Como tudo o que salta das suas pranchetas, essa casa de campo em Itu é uma das responsáveis pelo bom humor e simpatia: projeto espetacular e sem extravagâncias, recheado com o bom e o melhor do design, com parceria de peso no paisagismo, e cliente ainda mais feliz do que ela, que pegou o bonde andando. “O dono da casa já era meu cliente – projetei seu apartamento em São Paulo –, e ele me chamou para cuidar dos interiores do seu retiro de fim de semana, quando a arquitetura já estava pronta”, diz. O briefing prescrevia o básico: casa funcional, de linhas simples e acabamentos práticos, mas com mobiliário sofisticado e moderno. “De onde eu estiver quero ver um jardim”, encomendou o publicitário. Pelo verbete “jardim”, não vá pensando numa moita aqui e numa samambaia acolá.

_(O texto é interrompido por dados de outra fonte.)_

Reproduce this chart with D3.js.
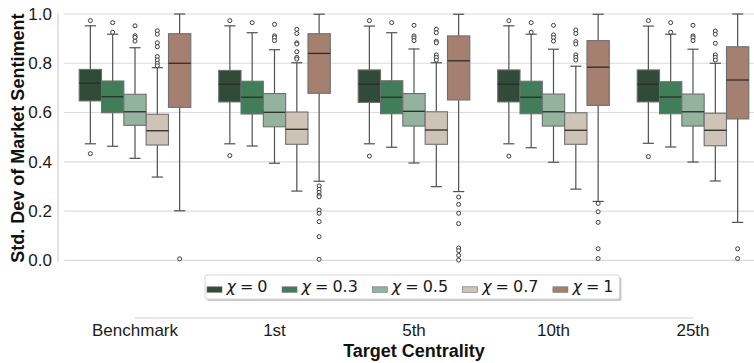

Alex Hanazaki, nosso paisagista número um – eleito o melhor do mundo pela Sociedade Americana de Arquitetos e Paisagistas, em Denver, nos EUA –, orquestrou flamboyants, sibipirunas, plátanos, paus-formigas e outras maravilhas babilônicas, em alguns momentos pensadas para dosar privacidade nos limites do lote, outras para fazer sombra, e outros tantos para reproduzir uma lasca do paraíso mesmo. “Sou parceiro da Consuelo há mais de 15 anos. Temos uma sintonia de gosto, de timing, de objetividade”, elogia, engrossando o fã-clube da arquiteta. Na fachada, orbitada por paineiras na altura da construção, a vegetação que parece fazer o volume arquitetônico flutuar é o capim-do-texas – que Hanazaki usou em três diferentes tonalidades. Um grande jardim vertical dá as boas-vindas a quem chega. E logo o visitante se depara com o amplo living com pé-direito duplo e dois painéis de vidro em “L” que proporcionam o primeiro visual enquadrado da paisagem, com a piscina em lâmina d’água. O espaço decorado em tons de cinza e móveis assinados por masterpieces comprova a antena de Consuelo. O sofá da Micasa, robusto em seus cinco metros, valoriza o espaço em harmonia com as vistosas poltronas Amoebe Highback, da Vitra, e a composição de mesas de centro do catarinense tipo exportação Jader Almeida. As mesas laterais de Paulo Alves acentuam a pimenta brasuca. Apoiadas sobre os aparadores de Poul Kjaerholm, as telas de Manoel Novello dão o tom despojado junto ao trabalho de grafite e acrílica sobre papel de Guilherme Dable. A luminária da Foscarini, desenhada por Marc Sadler, acende o clima. Minimal, mas não monástico – como o luxo contemporâneo deve ser. E autoral, of course.
Toda a marcenaria – incluindo o painel de cumaru da entrada – foi desenhada pela arquiteta e executada pela W Cardoso. Grandes painéis de vidro Cinex interligam o home theater – com tapetão lindo By Kamy – e sala de jantar à cozinha. Na comedoria, por sinal, que tem mais cadeiras de Jader Almeida, a luminária da Moooi sobre a mesa Slpay e o buffet Boss cor abóbora, da Micasa, não passam despercebidos.
Um estar com vista para a piscina de borda transbordante – onde Alex plantou gardênias e congeias – foi decorado com móveis da Casual. Debaixo da jabuticabeira, estão as espreguiçadeiras da Art Forma. Pelo caminho de capim – às vezes verde, às vezes vermelho, às vezes mais claro –, a casa se abre para um pátio com deque de madeira que se projeta em direção ao horizonte. Um charmoso lounge encaixado no deque e sombreado pela copa enorme de uma árvore aproveita o desnível do terreno. “Pensamos nesse ipê branco quase como um ombrellone natural”, diz Hanazaki, alguém que, assim como Consuelo Jorge, gosta de navegar em águas claras.